## Entries with chart source code
---+---
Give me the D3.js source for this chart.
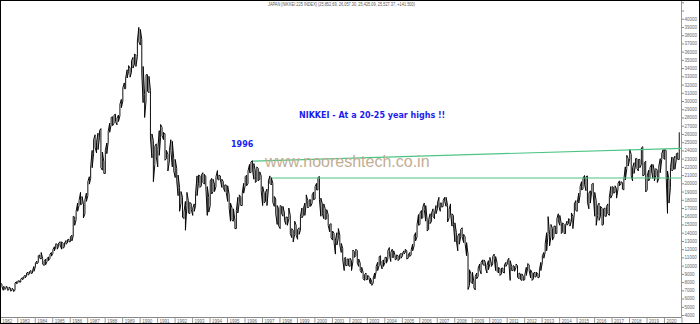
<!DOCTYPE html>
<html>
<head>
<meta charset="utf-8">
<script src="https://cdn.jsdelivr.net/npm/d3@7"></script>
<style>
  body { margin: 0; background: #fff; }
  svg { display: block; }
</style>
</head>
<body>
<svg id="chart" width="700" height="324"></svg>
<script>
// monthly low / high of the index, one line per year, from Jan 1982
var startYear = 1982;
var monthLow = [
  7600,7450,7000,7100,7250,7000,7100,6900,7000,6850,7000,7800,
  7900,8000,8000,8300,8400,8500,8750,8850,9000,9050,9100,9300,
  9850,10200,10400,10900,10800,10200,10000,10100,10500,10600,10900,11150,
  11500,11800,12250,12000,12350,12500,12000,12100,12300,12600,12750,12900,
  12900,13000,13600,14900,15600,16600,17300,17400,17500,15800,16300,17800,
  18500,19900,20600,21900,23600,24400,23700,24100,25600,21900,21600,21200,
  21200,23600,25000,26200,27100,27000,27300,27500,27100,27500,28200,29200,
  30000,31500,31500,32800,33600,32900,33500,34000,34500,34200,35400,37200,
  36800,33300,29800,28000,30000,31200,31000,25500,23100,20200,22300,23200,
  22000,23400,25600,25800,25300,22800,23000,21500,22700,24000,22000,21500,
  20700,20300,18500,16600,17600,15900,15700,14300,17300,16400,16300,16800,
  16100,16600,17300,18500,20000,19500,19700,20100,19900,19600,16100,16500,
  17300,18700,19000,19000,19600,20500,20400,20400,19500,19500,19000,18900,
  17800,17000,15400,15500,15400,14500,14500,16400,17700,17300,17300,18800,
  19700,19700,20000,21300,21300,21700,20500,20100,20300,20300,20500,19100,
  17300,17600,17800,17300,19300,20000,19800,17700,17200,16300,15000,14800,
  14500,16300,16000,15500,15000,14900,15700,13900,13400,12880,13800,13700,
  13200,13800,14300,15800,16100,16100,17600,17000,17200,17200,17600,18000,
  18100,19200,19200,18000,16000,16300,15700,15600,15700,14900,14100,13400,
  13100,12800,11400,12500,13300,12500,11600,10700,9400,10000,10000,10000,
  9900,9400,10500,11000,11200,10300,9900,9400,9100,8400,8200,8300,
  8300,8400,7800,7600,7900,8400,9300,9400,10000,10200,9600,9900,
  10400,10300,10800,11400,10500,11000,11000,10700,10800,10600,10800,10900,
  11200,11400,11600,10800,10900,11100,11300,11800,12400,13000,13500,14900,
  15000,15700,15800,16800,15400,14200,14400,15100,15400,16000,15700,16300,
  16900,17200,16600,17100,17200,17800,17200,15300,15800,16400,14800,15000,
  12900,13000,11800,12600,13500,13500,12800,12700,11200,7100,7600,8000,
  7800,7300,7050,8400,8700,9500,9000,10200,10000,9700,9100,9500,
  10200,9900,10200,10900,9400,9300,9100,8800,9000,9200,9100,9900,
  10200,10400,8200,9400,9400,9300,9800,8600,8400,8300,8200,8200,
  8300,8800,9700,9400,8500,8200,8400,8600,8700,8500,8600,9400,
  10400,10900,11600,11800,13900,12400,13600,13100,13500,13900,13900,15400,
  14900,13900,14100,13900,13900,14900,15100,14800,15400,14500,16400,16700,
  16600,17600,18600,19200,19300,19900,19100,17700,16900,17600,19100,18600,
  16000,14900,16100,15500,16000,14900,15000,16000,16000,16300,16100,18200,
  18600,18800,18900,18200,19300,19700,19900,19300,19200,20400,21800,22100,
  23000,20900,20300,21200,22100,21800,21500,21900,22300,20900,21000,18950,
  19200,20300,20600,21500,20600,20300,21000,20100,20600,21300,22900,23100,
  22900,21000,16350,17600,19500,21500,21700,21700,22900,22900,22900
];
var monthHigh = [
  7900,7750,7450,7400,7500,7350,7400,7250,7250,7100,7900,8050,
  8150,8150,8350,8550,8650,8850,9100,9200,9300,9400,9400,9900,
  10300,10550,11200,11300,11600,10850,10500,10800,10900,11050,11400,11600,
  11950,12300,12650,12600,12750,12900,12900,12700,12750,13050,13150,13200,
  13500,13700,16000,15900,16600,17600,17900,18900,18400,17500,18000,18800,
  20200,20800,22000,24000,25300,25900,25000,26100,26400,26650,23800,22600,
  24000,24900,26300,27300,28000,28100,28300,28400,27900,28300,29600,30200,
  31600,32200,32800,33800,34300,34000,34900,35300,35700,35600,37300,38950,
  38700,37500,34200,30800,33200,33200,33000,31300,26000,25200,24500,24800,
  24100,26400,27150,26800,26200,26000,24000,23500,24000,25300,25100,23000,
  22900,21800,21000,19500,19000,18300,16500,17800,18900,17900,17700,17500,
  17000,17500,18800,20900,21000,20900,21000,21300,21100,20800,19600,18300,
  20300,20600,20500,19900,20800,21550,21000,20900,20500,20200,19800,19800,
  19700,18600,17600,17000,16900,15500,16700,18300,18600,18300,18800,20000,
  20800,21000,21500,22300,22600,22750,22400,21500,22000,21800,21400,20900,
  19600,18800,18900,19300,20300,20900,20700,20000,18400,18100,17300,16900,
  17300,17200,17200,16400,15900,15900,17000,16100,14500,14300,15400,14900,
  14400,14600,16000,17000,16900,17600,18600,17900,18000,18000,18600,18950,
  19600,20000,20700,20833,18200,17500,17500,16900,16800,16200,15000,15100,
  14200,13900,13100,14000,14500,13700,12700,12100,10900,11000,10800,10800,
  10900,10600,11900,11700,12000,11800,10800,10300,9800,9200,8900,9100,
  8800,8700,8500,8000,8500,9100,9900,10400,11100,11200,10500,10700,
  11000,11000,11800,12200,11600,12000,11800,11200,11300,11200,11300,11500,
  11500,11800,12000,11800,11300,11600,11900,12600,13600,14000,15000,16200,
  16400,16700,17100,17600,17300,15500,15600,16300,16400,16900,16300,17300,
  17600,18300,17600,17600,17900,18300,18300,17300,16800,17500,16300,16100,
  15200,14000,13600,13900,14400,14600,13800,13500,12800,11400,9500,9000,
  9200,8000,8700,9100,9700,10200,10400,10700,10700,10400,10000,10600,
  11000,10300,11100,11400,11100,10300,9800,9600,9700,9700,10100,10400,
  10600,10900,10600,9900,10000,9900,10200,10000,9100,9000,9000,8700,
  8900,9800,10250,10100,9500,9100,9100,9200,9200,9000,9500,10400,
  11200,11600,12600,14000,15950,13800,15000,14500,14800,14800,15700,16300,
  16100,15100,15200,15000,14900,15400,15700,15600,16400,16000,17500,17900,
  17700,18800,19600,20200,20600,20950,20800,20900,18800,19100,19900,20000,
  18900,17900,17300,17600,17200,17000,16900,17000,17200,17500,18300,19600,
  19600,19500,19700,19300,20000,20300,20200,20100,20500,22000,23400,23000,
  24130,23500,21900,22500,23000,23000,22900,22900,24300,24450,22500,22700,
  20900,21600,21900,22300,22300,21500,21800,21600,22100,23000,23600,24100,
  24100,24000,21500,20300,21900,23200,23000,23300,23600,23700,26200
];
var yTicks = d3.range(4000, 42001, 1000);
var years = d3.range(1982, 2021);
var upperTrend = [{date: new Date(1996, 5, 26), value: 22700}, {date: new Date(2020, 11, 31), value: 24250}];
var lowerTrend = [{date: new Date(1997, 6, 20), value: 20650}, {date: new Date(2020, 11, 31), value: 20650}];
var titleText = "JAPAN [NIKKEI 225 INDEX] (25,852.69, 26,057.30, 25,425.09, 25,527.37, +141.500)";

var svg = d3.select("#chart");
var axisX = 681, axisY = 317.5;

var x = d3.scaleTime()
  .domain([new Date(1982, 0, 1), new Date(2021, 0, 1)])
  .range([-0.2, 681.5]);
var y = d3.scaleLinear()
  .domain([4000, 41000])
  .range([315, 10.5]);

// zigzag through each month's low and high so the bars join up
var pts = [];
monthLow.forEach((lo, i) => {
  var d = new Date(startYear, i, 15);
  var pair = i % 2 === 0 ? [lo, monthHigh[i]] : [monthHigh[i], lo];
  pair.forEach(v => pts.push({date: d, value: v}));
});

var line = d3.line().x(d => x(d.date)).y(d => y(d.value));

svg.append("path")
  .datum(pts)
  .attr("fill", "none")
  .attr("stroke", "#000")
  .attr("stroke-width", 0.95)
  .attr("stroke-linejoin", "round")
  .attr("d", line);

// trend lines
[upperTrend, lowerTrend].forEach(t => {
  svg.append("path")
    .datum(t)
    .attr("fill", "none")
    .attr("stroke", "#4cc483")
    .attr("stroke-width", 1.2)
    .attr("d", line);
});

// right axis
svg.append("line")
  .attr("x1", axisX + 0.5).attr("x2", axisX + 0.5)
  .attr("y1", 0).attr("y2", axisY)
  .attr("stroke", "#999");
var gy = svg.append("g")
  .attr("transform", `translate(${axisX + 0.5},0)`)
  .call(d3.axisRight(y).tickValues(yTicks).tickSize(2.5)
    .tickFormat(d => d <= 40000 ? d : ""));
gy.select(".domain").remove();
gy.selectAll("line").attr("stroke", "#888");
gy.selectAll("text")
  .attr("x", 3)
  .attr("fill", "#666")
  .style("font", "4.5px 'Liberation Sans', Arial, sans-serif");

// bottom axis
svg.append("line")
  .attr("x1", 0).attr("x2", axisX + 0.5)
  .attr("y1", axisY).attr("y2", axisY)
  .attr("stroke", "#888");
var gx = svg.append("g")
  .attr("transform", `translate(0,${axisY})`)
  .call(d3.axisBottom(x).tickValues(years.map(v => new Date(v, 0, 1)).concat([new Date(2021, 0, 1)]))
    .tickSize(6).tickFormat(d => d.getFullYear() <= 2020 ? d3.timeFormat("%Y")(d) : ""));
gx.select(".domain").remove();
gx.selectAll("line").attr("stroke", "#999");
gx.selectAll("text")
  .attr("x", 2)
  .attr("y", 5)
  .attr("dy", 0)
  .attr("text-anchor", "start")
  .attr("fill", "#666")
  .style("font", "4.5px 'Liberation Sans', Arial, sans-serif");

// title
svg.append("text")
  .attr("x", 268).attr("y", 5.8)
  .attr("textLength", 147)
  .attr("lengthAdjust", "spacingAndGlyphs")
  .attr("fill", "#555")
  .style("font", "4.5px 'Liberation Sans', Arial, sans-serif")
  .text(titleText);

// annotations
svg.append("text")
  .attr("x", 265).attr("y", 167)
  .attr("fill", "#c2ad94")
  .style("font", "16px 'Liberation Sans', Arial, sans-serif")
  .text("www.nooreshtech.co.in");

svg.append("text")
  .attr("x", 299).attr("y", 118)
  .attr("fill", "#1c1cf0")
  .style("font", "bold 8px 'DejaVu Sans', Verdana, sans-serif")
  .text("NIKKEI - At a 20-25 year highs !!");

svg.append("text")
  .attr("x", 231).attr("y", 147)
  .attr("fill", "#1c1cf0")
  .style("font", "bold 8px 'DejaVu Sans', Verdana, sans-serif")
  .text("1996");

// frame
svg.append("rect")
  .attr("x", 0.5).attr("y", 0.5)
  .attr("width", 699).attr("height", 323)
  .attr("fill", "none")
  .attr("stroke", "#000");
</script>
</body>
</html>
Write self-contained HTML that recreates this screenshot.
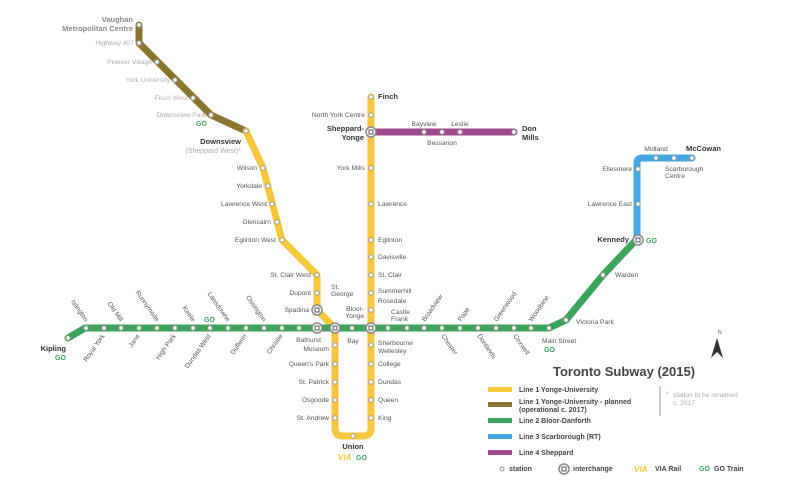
---+---
## Required task
Wherever the word "this" occurs in a line of the listing, copy that line.

## The reply
Give me the D3.js source for this chart.
Write self-contained HTML that recreates this screenshot.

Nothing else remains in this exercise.